Calibre-Web

Calibre-Web is a free, open-source web application that exposes a Calibre eBook library through a clean, responsive web UI. It lets you browse, read, download and manage an existing Calibre database from any browser or OPDS-capable client while running on your own server or NAS.

It’s aimed at home-lab users, families and individual power-users who want a self-hosted, web-accessible front-end for an existing Calibre collection — providing mobile-friendly browsing, OPDS feeds for eReaders, basic metadata editing and options to send books to devices.

Use Cases

  • Home library sharing: provide family members/household access to a single curated eBook collection with per-user permissions.
  • Mobile and in-browser reading: quick previews or full reading of EPUBs and supported formats without downloading files locally.
  • OPDS access for eReaders and apps: connect Moon+ Reader, Aldiko or other OPDS clients to browse and download books directly.
  • Device delivery workflows: one-click send-to-device or email-to-Kindle delivery for convenient device syncing (subject to external providers).
  • Migrating an existing Calibre library: point Calibre-Web at an existing Calibre DB to avoid rebuilding metadata or folder structure.
  • Small-team or lab integration: integrate with LDAP/OAuth or reverse-proxy auth for straightforward user management on a private server.

Strengths

  • Self-hosted and open-source — no recurring fees and full control over your data and deployment.
  • Feature-rich web UI — responsive browsing, search, built-in reader, metadata editing and custom shelves make daily library use simple.
  • OPDS and download controls — exposes catalogs to eReader apps while letting you restrict formats and download options per user or globally.
  • Good Calibre compatibility — can use an existing Calibre database and optionally call Calibre binaries for conversions when available on the host.
  • Docker-friendly deployment — official/community images and many guides make reproducible installs on home servers, NAS and cloud VMs straightforward.
  • Flexible authentication — supports LDAP, OAuth, proxy auth and local accounts to fit into existing auth setups.
  • Active community and maintenance — frequent commits, community contributions and many deployment recipes reduce long-term maintenance risk.

Limitations

  • Occasional reliability quirks — conversions, Send-to-Kindle and edge-case features sometimes require environment-specific troubleshooting.
  • Documentation gaps for certain hosts and advanced setups — Windows or some NAS environments can require hunting through issues and community posts for complete instructions.
  • File-locking and DB concurrency — running Calibre desktop and Calibre-Web against the same DB needs careful workflows to avoid corruption or locking problems.
  • Send-to-Kindle depends on external services — Amazon’s email delivery and SMTP policies can break the workflow outside of the app’s control.
  • Not a full replacement for Calibre desktop — complex conversions, plugin-based workflows and heavy-duty editing still require Calibre desktop or its binaries.

Final Thoughts

Calibre-Web is a pragmatic, well-scoped solution if your goal is to make an existing Calibre library accessible over the web or to OPDS-capable devices. It balances useful features (reader, metadata edits, OPDS) with lightweight hosting needs and integrates well into Docker-based home-server setups.
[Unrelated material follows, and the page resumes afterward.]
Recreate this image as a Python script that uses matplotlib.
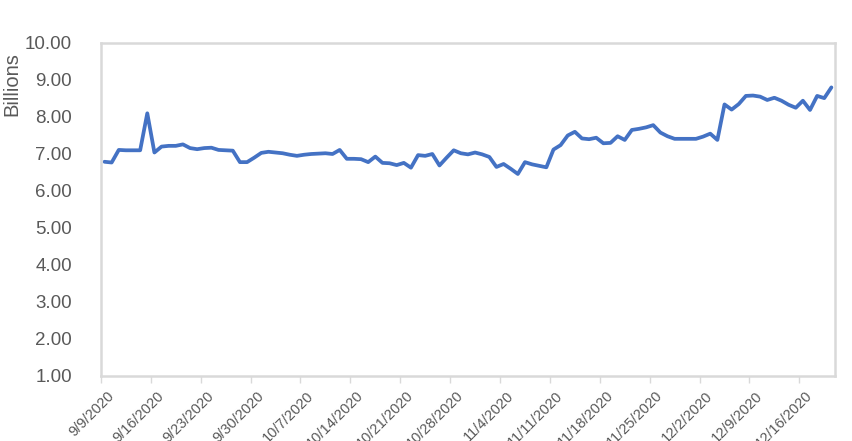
import numpy as np
import pandas as pd
import matplotlib
matplotlib.use('Agg')
import matplotlib.pyplot as plt
import matplotlib.transforms as mtransforms

# daily values (billions), 9/9/2020 .. 12/20/2020
values = [6.79, 6.77, 7.11, 7.10, 7.10, 7.10, 8.10, 7.04, 7.20, 7.22,
          7.22, 7.26, 7.16, 7.13, 7.16, 7.17, 7.11, 7.10, 7.09, 6.78,
          6.78, 6.90, 7.03, 7.06, 7.04, 7.02, 6.98, 6.95, 6.98, 7.00,
          7.01, 7.02, 7.00, 7.11, 6.87, 6.87, 6.86, 6.78, 6.93, 6.76,
          6.75, 6.70, 6.76, 6.63, 6.97, 6.95, 7.00, 6.69, 6.90, 7.10,
          7.02, 6.99, 7.04, 6.99, 6.92, 6.65, 6.73, 6.60, 6.46, 6.78,
          6.72, 6.68, 6.64, 7.12, 7.24, 7.50, 7.60, 7.42, 7.40, 7.44,
          7.29, 7.30, 7.48, 7.38, 7.65, 7.68, 7.72, 7.78, 7.58, 7.48,
          7.41, 7.41, 7.41, 7.41, 7.47, 7.55, 7.38, 8.34, 8.20, 8.35,
          8.57, 8.58, 8.55, 8.46, 8.52, 8.44, 8.33, 8.25, 8.44, 8.19,
          8.57, 8.51, 8.80]
dates = pd.date_range('2020-09-09', periods=len(values), freq='D')
tick_dates = pd.date_range('2020-09-09', '2020-12-16', freq='7D')
tick_labels = ['%d/%d/%d' % (d.month, d.day, d.year) for d in tick_dates]
y_ticks = np.arange(1, 11)

plt.rcParams['font.family'] = ['Liberation Sans', 'DejaVu Sans']

fig = plt.figure(figsize=(8.52, 4.41), dpi=100)
ax = fig.add_axes([0.1185, 0.1474, 0.8615, 0.7551])

day = (dates - dates[0]).days
ax.plot(day, values, color='#4472C4', lw=2.7, solid_joinstyle='round',
        solid_capstyle='round')

ax.set_xlim(-0.5, len(values) - 0.5)
ax.set_ylim(1, 10)

tick_pos = (tick_dates - dates[0]).days - 0.5
ax.set_xticks(tick_pos)
ax.set_xticklabels(tick_labels, rotation=45, ha='right', va='top',
                   rotation_mode='anchor', fontsize=10.5, color='#595959')
ax.tick_params(axis='x', length=5, width=1, color='#d9d9d9', pad=4)
# nudge the date labels a little to the right, like the original
shift = mtransforms.ScaledTranslation(6 / 100, 0, fig.dpi_scale_trans)
for lbl in ax.get_xticklabels():
    lbl.set_transform(lbl.get_transform() + shift)

ax.set_yticks(y_ticks)
ax.set_yticklabels(['%.2f' % v for v in y_ticks], fontsize=13.5, color='#595959')
ax.tick_params(axis='y', length=0, pad=21)

for s in ax.spines.values():
    s.set_color('#d9d9d9')
    s.set_linewidth(1.8)

fig.text(0.014, 0.81, 'Billions', rotation=90, ha='center', va='center',
         fontsize=14.5, color='#595959')

plt.savefig('out.png', dpi=100)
Practical advice: deploy with a Docker image (LinuxServer or the project’s recommended image) on a dedicated volume, keep regular backups of the Calibre DB, avoid simultaneous writes from Calibre desktop and Calibre-Web, and retain Calibre desktop for complex conversions or plugin workflows. Test Send-to-Kindle and SMTP settings ahead of relying on them, and use LDAP/OAuth when you want centralized auth.